Radosław Fogiel był gościem Antoniego Trzmiela na antenie Polskiego Radia 24. Wicerzecznik PiS mówił o hejcie, jaki w jego ocenie wspiera i stosuje Platforma Obywatelska. Polityk przyznał, że dziś jego konto na Twitterze zostało zablokowane. – Podejrzewam, że stało się tak w ramach zorganizowanej akcji tych, których tak zabolała nasza walka z hejtem i trollami – stwierdził Fogiel.
Radosław Fogiel mówił na antenie PR24 o sporze Polski z Unią Europejską w kwestii reformy wymiaru sprawiedliwości. Wicerzecznik PiS przyznał w pewnym momencie, że chętnie skomentowałby raz jeszcze cały konflikt o sądownictwo na Twitterze, ale jego konto zostało dziś zablokowane.

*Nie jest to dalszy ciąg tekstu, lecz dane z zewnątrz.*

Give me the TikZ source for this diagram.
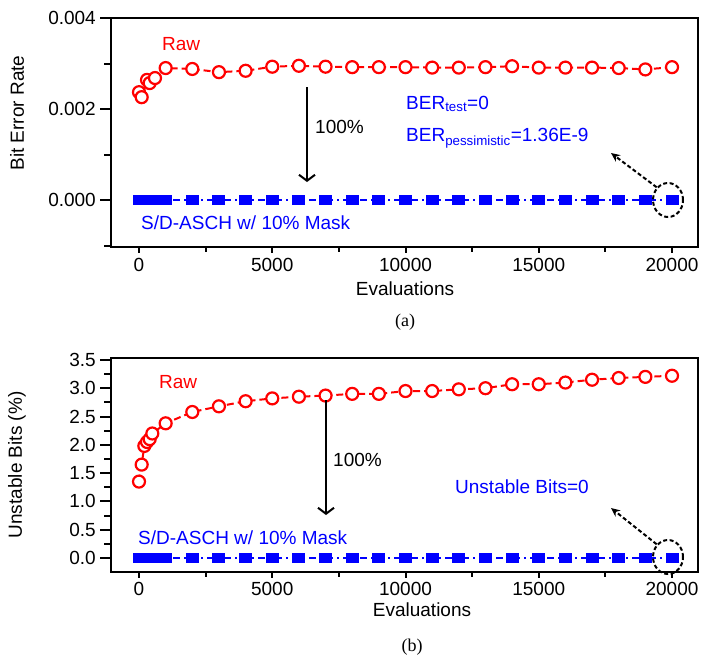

– Niestety, to taka "osobista" ofiara walki z hejtem i z tymi zagonami zbrojnymi, z których niestety korzysta marszałek Kidawa-Błońska. Ostatnio jedna z osób zarządzające hejterską stroną "Sok z Buraka" weszła w skład jej sztabu. Tak z godzinę temu zablokowane zostało moje konto na Twitterze – stwierdził Fogiel. Dodał, że ma przypuszczenia, dlaczego tak się stało.
– Podejrzewam, że to zorganizowana akcja tych, których tak zabolała nasza walka z hejtem i trollami. Bardzo im się nie podobało, że reflektory zostały na nich skierowane. Liczę, że to tymczasowa niedogodność – dodał wicerzecznik Prawa i Sprawiedliwości. Jak zaznaczył, "w żaden sposób" nie zatrzyma to jego środowiska przed "walką z hejtem" skierowanym przeciwko Andrzejowi Dudzie.